Green pants, center pivots, and happy corn

21 Jun

Ok, quiz time. What do the following three things have in common?

  1. The Sahara Desert
  2. Our corn fields
  3. My mouth when I watch a Ryan Gosling movie

That’s right, my friends, all of these items are very dry.

Much to the Dairy Man’s relief, this post will not be about Ry-guy-McHotpants. Perhaps another time. For today, we’re going to focus on the corn.

With the exception of a brief, violent thunderstorm that sent our terrified puppy under the coffee table, the past few weeks in Michigan have been bone dry and oppressively hot. Our grass is brown and our corn is thirsty.

But fortunately for this year, a few of our newly-acquired fields came with some new toys: center pivot irrigators.

Up until this point, my only experience with these spindly metallic creatures was through a car window. They are both idyllically American and inexplicably alien. If  a spider and a caterpillar had a baby, it would look like this. Center pivots also give  free car washes if placed too close to the road.

This is the first year we’ve used center pivots to water our leafy green stuff. We’re using them because they came with the fields, but they also provide the extra water that the sandy soil needs to spawn healthy corn.

Naturally I had to experience the man-made phenoms for myself. So, one night the family (furry members included) took a drive.

The Dairy Man even found time to conduct some business while I took pictures of the machinery. Modern farming, I tell ya.

A center pivot irrigation system uses overhead sprinklers to water the crops. The machinery is made up of several segments of pipe joined together and supported by trusses mounted on wheeled towers.

In addition to their function, the towers also make excellent climbing trees.

The whole business is fed water from the central pivot point.

Water flows through the segments of pipes to the drop hoses (aka sprinklers) and the apparatus rotates in a circular pattern through the field around the pivot point.

There’s even an “end gun” sprinkler firing off at the very end of the center pivot, just to get  that last 75 feet of corn.

It’s all very complicated.

Conceptually, a center pivot isn’t that different from a lawn sprinkler. Not that I would know from personal experience. I kill plants. I hate yard work and fear dirt and bugs. I’m what the Dairy Man kindly refers to as an “indoor kid.” Last summer, he and I spent an entire day landscaping around our house and most of the plants have since died.
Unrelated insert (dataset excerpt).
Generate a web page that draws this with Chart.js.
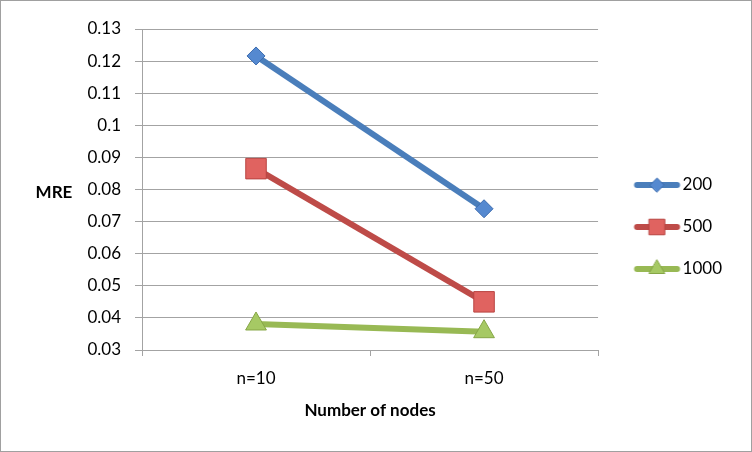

Whoops. A certain farm wife forgot to water … and weed.

But if you are the kind of person who actually remembers to turn the sprinkler on for your poor baby plants, you’ll understand our irrigator.

The Dairy Man runs the center pivots at dusk to avoid any unnecessary evaporation during the hot parts of the day. If all goes well, the irrigation system will provide a half inch of water every 24 hours. This is accomplished over the course of 1-2 days per pivot.

Michigan corn can typically survive on rain alone, but the center pivots give our sandy fields an extra boost.

And even a green-pants-wearing farm wife can get excited about new toys.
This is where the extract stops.